Kane was focused particularly on the 9/26/19 Committee hearing on “Promoting Civility and Building a More Collaborative Congress.” The testimony I found most useful was by Dr. Jennifer Victor of George Mason University about the political science literature on partisan polarization, what appears to be driving it, and recommendations for addressing it. She explained that partisan polarization took off in the mid-1970’s and that “the data clearly show more political extremism among Congressional Republicans than Congressional Democrats,” meaning that Republicans have become more conservative over time than Democrats have become liberal. She took pains to point out that she is a non-partisan academic and is merely reporting trends.

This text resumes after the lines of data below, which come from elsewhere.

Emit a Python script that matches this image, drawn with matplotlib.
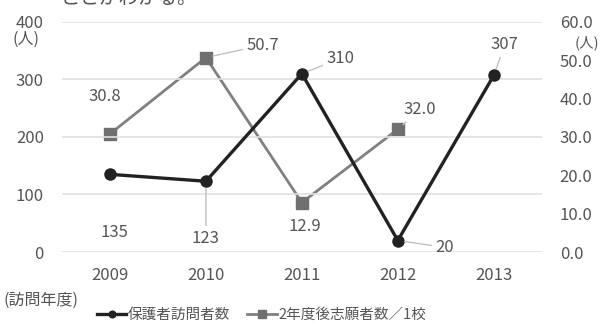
import matplotlib.pyplot as plt

plt.rcParams['font.family'] = ['Noto Sans CJK JP', 'DejaVu Sans']

years = ['2009', '2010', '2011', '2012', '2013']
visitors = [135, 123, 310, 20, 307]
applicants = [30.8, 50.7, 12.9, 32.0]
left_ticks = [0, 100, 200, 300, 400]
right_ticks = [0, 10, 20, 30, 40, 50, 60]

txt = '#555555'
fig = plt.figure(figsize=(6.08, 3.25), dpi=100)
ax = fig.add_axes([0.102, 0.2246, 0.789, 0.708])
ax2 = ax.twinx()

x = list(range(len(years)))
ax.plot(x, visitors, color='#222222', lw=2.4, marker='o', ms=8, zorder=3,
        label='保護者訪問者数')
ax2.plot(x[:len(applicants)], applicants, color='#808080', lw=2.0, marker='s',
         ms=9, mfc='#707070', mec='#707070', zorder=2, label='2年度後志願者数／1校')

ax.set_xlim(-0.5, 4.5)
ax.set_ylim(0, 400)
ax2.set_ylim(0, 60)
ax.set_yticks(left_ticks)
ax2.set_yticks(right_ticks)
ax2.set_yticklabels([f'{v:.1f}' for v in right_ticks])
ax.set_xticks(x)
ax.set_xticklabels(years)
ax.grid(axis='y', color='#e0e0e0', lw=1.2)
ax.set_axisbelow(True)
ax.set_zorder(ax2.get_zorder() + 1)
ax.patch.set_visible(False)
for a in (ax, ax2):
    for s in a.spines.values():
        s.set_visible(False)
    a.tick_params(length=0, labelsize=12, colors=txt)
ax.tick_params(axis='x', pad=11)
ax.tick_params(axis='y', pad=13)
ax2.tick_params(axis='y', pad=13)

# data labels (offsets in points) with leader lines
lead = dict(arrowstyle='-', color='#c0c0c0', lw=1, shrinkA=1, shrinkB=5)
vis_off = [(3, -42), (0, -41), (28, 11), (34, -5), (8, 22)]
for i, v in enumerate(visitors):
    ax.annotate(str(v), (i, v), xytext=vis_off[i], textcoords='offset points',
                ha='center', va='center', fontsize=12, color=txt,
                arrowprops=lead if i in (1, 2, 3, 4) else None)
app_off = [(-4, 27), (41, 9), (2, -17), (16, 14)]
for i, v in enumerate(applicants):
    ax2.annotate(f'{v:.1f}', (i, v), xytext=app_off[i], textcoords='offset points',
                 ha='center', va='center', fontsize=12, color=txt,
                 arrowprops=lead if i in (1, 3) else None)

fig.text(0.02, 0.865, '(人)', fontsize=11.5, color=txt)
fig.text(0.945, 0.868, '(人)', fontsize=10.5, color=txt, va='center')
fig.text(0.005, 0.077, '(訪問年度)', fontsize=11.5, color=txt, va='center')
fig.text(0.1, 1.005, 'ことがわかる。', fontsize=14, color=txt, va='center')

h1, l1 = ax.get_legend_handles_labels()
h2, l2 = ax2.get_legend_handles_labels()
fig.legend(h1 + h2, l1 + l2, loc='center', bbox_to_anchor=(0.43, 0.03), ncol=2,
           frameon=False, fontsize=10.5, labelcolor=txt, handlelength=2.0,
           handletextpad=0.1, columnspacing=1.2, markerscale=0.6,
           borderpad=0, borderaxespad=0)

fig.savefig('out.png', dpi=100)
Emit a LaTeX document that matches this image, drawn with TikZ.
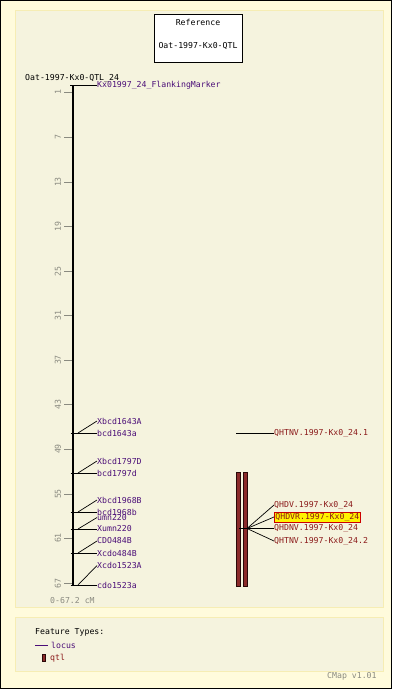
\documentclass[tikz,border=0pt]{standalone}
\usepackage{fontspec}
\setmonofont{DejaVu Sans Mono}
\definecolor{outerbg}{HTML}{FFFBDC}
\definecolor{panelbg}{HTML}{F5F3DE}
\definecolor{panelrule}{HTML}{F6EDB4}
\definecolor{locuscol}{HTML}{4B0E78}
\definecolor{qtlcol}{HTML}{8B1A1A}
\definecolor{qtlfill}{HTML}{8B2A2A}
\definecolor{scalecol}{HTML}{8A8A80}
\tikzset{
  txt/.style={font=\ttfamily\fontsize{8.2}{9}\selectfont, inner sep=0pt, anchor=west},
  locuslbl/.style={txt, text=locuscol},
  qtllbl/.style={txt, text=qtlcol},
  scalelbl/.style={font=\ttfamily\fontsize{8.2}{9}\selectfont, inner sep=0pt, text=scalecol, rotate=90},
  conn/.style={black, line width=0.7pt},
  scaletick/.style={scalecol, line width=0.8pt},
  qtlbar/.style={draw=black!70!qtlcol, fill=qtlfill, line width=0.6pt},
}
\begin{document}
\begin{tikzpicture}[x=1pt,y=-1pt]
\useasboundingbox (0,0) rectangle (392,689);
\fill[outerbg] (0,0) rectangle (392,689);
\draw[black, line width=1.2pt] (0.6,0.6) rectangle (391.4,688.4);
% panels
\draw[panelrule, fill=panelbg, line width=1pt] (15,10) rectangle (383,607);
\draw[panelrule, fill=panelbg, line width=1pt] (15,617) rectangle (383,671);
% reference box
\node[draw=black, fill=white, line width=0.8pt, minimum width=88pt, minimum height=48pt, inner sep=0pt] (refbox) at (198,38) {};
\node[txt, anchor=center] (reftitle) at (198,22) {Reference};
\node[txt, anchor=center] (refname) at (198,46) {Oat-1997-Kx0-QTL};
% map title
\node[txt] (maptitle) at (25,78) {Oat-1997-Kx0-QTL\_24};
% chromosome
\coordinate (ctop) at (73,85);
\coordinate (cbot) at (73,586);
\draw[black, line width=2.6pt] (ctop) -- (cbot);
% scale ticks
\foreach \v/\y in {1/92.5,7/137,13/182,19/226.5,25/271.5,31/315.5,37/360,43/404.5,49/449,55/494,61/538,67/583.5}{
  \draw[scaletick] (64,\y) -- (72,\y);
  \node[scalelbl] at (58,\y) {\v};
}
\node[txt, text=scalecol] (scalelabel) at (50,601) {0-67.2 cM};
% flanking marker
\coordinate (fk) at (76,85.5);
\draw[conn] (70,85.5) -- (fk);
\node[locuslbl] (flank) at (97,85.5) {Kx01997\_24\_FlankingMarker};
\draw[conn] (fk) -- (flank.west);
% loci: tick y, lower label, upper label y, upper label
\foreach \n/\ty/\lo/\uy/\up in {
  a/433/bcd1643a/421/Xbcd1643A,
  b/473/bcd1797d/461/Xbcd1797D,
  c/512/bcd1968b/500/Xbcd1968B,
  d/529/Xumn220/517.5/umn220,
  e/553/Xcdo484B/541/CDO484B,
  f/585/cdo1523a/565.5/Xcdo1523A}{
  \coordinate (t\n) at (78,\ty);
  \draw[conn] (70.5,\ty) -- (t\n);
  \node[locuslbl] (lo\n) at (97,\ty) {\lo};
  \node[locuslbl] (up\n) at (97,\uy) {\up};
  \draw[conn] (t\n) -- (lo\n.west);
  \draw[conn] (t\n) -- (up\n.west);
}
% QTL bars
\node[qtlbar, minimum width=4pt, minimum height=114pt, inner sep=0pt] (bar1) at (238,529) {};
\node[qtlbar, minimum width=4pt, minimum height=114pt, inner sep=0pt] (bar2) at (245,529) {};
% QTL single
\coordinate (q1s) at (236,433);
\node[qtllbl] (q1) at (274,433) {QHTNV.1997-Kx0\_24.1};
\draw[conn] (q1s) -- (q1.west);
% QTL group
\coordinate (qg) at (247,528.5);
\draw[conn] (239,528.5) -- (qg);
\node[qtllbl] (q2) at (274,505) {QHDV.1997-Kx0\_24};
\node[qtllbl, fill=yellow, draw=red!80!black, line width=0.8pt, inner sep=1pt] (q3) at (274,517) {QHDVR.1997-Kx0\_24};
\node[qtllbl] (q4) at (274,528.5) {QHDNV.1997-Kx0\_24};
\node[qtllbl] (q5) at (274,541) {QHTNV.1997-Kx0\_24.2};
\draw[conn] (qg) -- (q2.west);
\draw[conn] (qg) -- (q3.west);
\draw[conn] (qg) -- (q4.west);
\draw[conn] (qg) -- (q5.west);
% legend
\node[txt] (legtitle) at (35,632) {Feature Types:};
\coordinate (lgl1) at (35,645);
\coordinate (lgl2) at (48,645);
\draw[locuscol, line width=0.9pt] (lgl1) -- (lgl2);
\node[locuslbl] (leglocus) at (51,645) {locus};
\node[qtlbar, minimum width=3pt, minimum height=7pt, inner sep=0pt] (legbar) at (44,658) {};
\node[qtllbl] (legqtl) at (50,658) {qtl};
\node[txt, text=scalecol] (cmap) at (327,676) {CMap v1.01};
\end{tikzpicture}
\end{document}
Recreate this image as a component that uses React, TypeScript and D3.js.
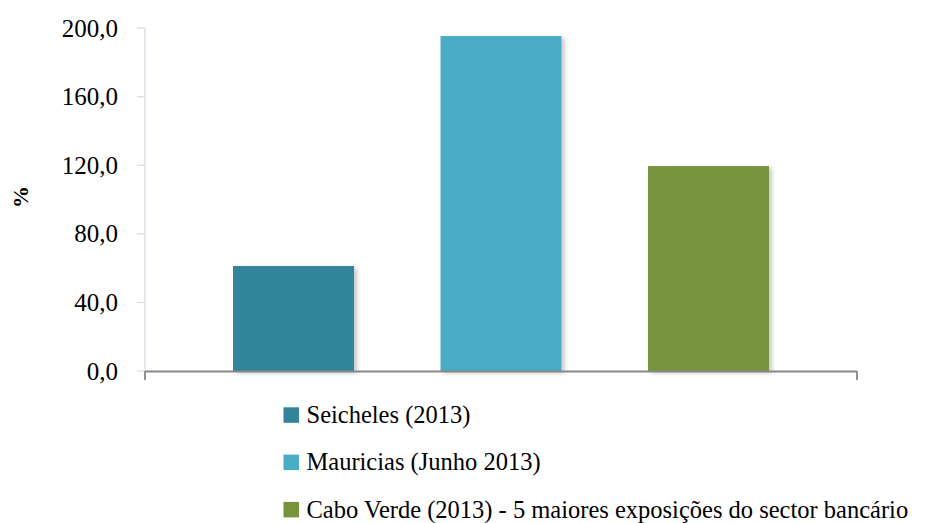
import React from "react";
import * as d3 from "d3";

const categories = ["Seicheles (2013)", "Mauricias (Junho 2013)", "Cabo Verde (2013) - 5 maiores exposições do sector bancário"];
const values = [61.2, 195.3, 119.5];
const colors = ["#31849B", "#4BACC6", "#77933C"];
const yTicks = [0, 40, 80, 120, 160, 200];

const W = 952;
const H = 523;

export default function App() {
  const x = d3.scaleBand<string>().domain(categories).range([145, 857]).paddingInner(0.417).paddingOuter(0.424);
  const y = d3.scaleLinear().domain([0, 200]).range([371, 28]);
  const fmt = (v: number) => v.toFixed(1).replace(".", ",");

  return (
    <svg width={W} height={H} style={{ position: "absolute", left: 0, top: 0, background: "#fff" }}>
      <style>{`.ser { font-family: "Liberation Serif", "Tinos", "Times New Roman", serif !important; }`}</style>
      <defs>
        <filter id="sh" x="-10%" y="-10%" width="130%" height="120%">
          <feDropShadow dx="3" dy="2" stdDeviation="2" floodColor="#000" floodOpacity="0.22" />
        </filter>
      </defs>
      <line x1={145} x2={145} y1={y(200)} y2={y(0)} stroke="#D9E2EF" strokeWidth={1.5} />
      {yTicks.map((t) => (
        <line key={"k" + t} x1={137} x2={145} y1={y(t)} y2={y(t)} stroke="#D9E2EF" strokeWidth={1.5} />
      ))}
      {yTicks.map((t) => (
        <text key={"t" + t} className="ser" x={118} y={y(t) + 8.5} textAnchor="end" fontSize={25} fill="#000">
          {fmt(t)}
        </text>
      ))}
      <text className="ser" transform="translate(28,197) rotate(-90)" textAnchor="middle" fontSize={22} fontWeight="bold">
        %
      </text>
      {categories.map((c, i) => (
        <rect key={c} x={x(c)} y={y(values[i])} width={x.bandwidth()} height={y(0) - y(values[i])} fill={colors[i]} filter="url(#sh)" />
      ))}
      <line x1={145} x2={857} y1={371.5} y2={371.5} stroke="#878787" strokeWidth={1.8} />
      <line x1={145} x2={145} y1={371} y2={380} stroke="#878787" strokeWidth={1.8} />
      <line x1={857} x2={857} y1={371} y2={380} stroke="#878787" strokeWidth={1.8} />
      {categories.map((c, i) => (
        <rect key={"r" + c} x={283.5} y={415 + i * 47.3 - 7.7} width={15.5} height={15.5} fill={colors[i]} />
      ))}
      {categories.map((c, i) => (
        <text key={"l" + c} className="ser" x={306.5} y={415 + i * 47.3 + 8} fontSize={24.5} fill="#000">
          {c}
        </text>
      ))}
    </svg>
  );
}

The recommendations she made were echoed by the other experts and revolve around creating more opportunities (some required, some not) for Republican and Democratic members and their staffs to have various types of contact with each other to build familiarity and trust. My favorite of Victor’s suggestions is changing the seating chart so that the parties aren’t sitting in blocks. Someone else advocated that members go in R/D pairs to one another’s districts for two to three days. Overarching all this is the idea that bipartisanship and willingness to negotiate need to be brought back from the brink and that blind party loyalty needs to take a hike.

Hopefully 2020 will bring some breakthroughs along these lines so that members of Congress are neither in thrall to you nor in thrall to their opposition to you, and that maybe, just maybe they can behave civilly and collaboratively with one another like the geese across the way.

May we be safe to negotiate as needed.
May we be happy to cooperate.
May we see that our health and well-being are bolstered by civility and collaboration.
May we embrace respectful, non-violent means for working out our shit.